Un colpo di pistola interrompe il video. Subito dopo le immagini dei leader. Musharaff stringe la mano al Presidente americano George Bush. Poi la faccia ricoperta di sangue di un imam morto con la bocca spalancata, una ragazza con il burka e poi la scritta, rassicurante: “circa 17 milioni di studenti frequentano i madrassa (scuole coraniche) in Pakistan”.
Poi la telecamera si sposta su una figura nell'ombra. Le mani nude tremano mentre lui piange. Alcuni studenti a Islamabad, anche figli di ricchi ufficiali, hanno preso dei bastoni durante l’assedio per distrarre i militanti durante il combattimento.
Ho incontrato altri studenti in passato, anche provenienti da zone rurali. È difficile credere che il fanatismo possa crescere così fortemente. In quelle zone molti ragazzini a dodici anni sanno a memoria una buona parte del Corano. Nel villaggio di Abbottabad, vicino all’autostrada di Karokaram che porta in Cina, Rabia non ha neanche una foto del matrimonio dei suoi genitori. Le ha bruciate tutte. Le immagini di Maometto sono vietate e così quelle della famiglia. «Perché andare alla madrassa e imparare tutte quelle regole se poi non le applichiamo?»

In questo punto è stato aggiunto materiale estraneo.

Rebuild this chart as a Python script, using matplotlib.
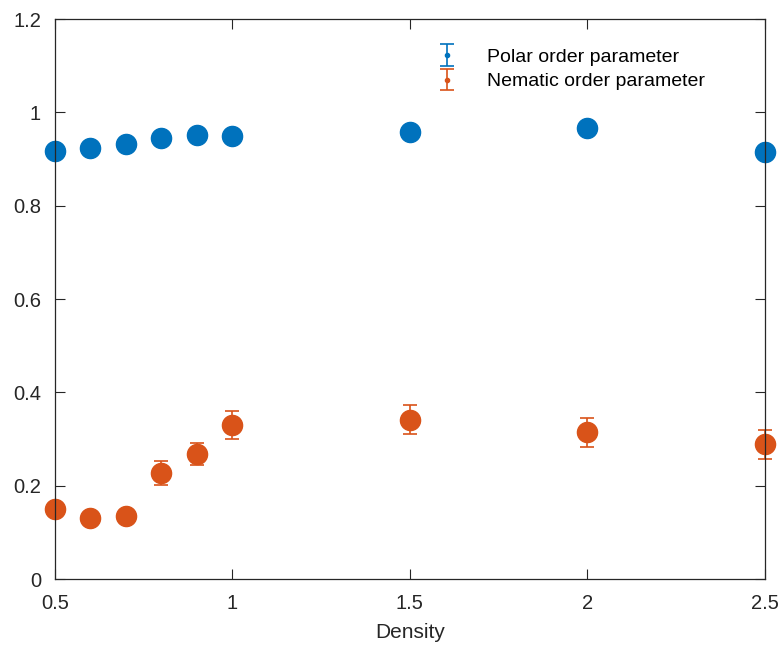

Riprendiamo l'auto per ripartire. Vedo un simbolico velo su un manifesto elettorale sotto un ponte. L’ex Primo Ministro Benazir Bhutto annuncia il suo ritorno dopo 7 anni di esilio forzato a Londra per il 15 settembre. La frenesia dei media è puntata sul presunto accordo di potere condiviso con Musharaff che vorrebbe il dittatore Presidente, ma non più capo delle forze armate. L’ex Presidente Nawaz Sharif (aderente al partito della Lega Musulmana) è già stato esiliato in Arabia Saudita il 10 settembre. Il dibattito interno continua, mentre l’Ue negozia i prossimi passi: organizzare una missione di osservatori internazionali per le prossime elezioni ed assicurare un follow-up sui presunti brogli elettorali del 2002. Perché la storia non si ripeta.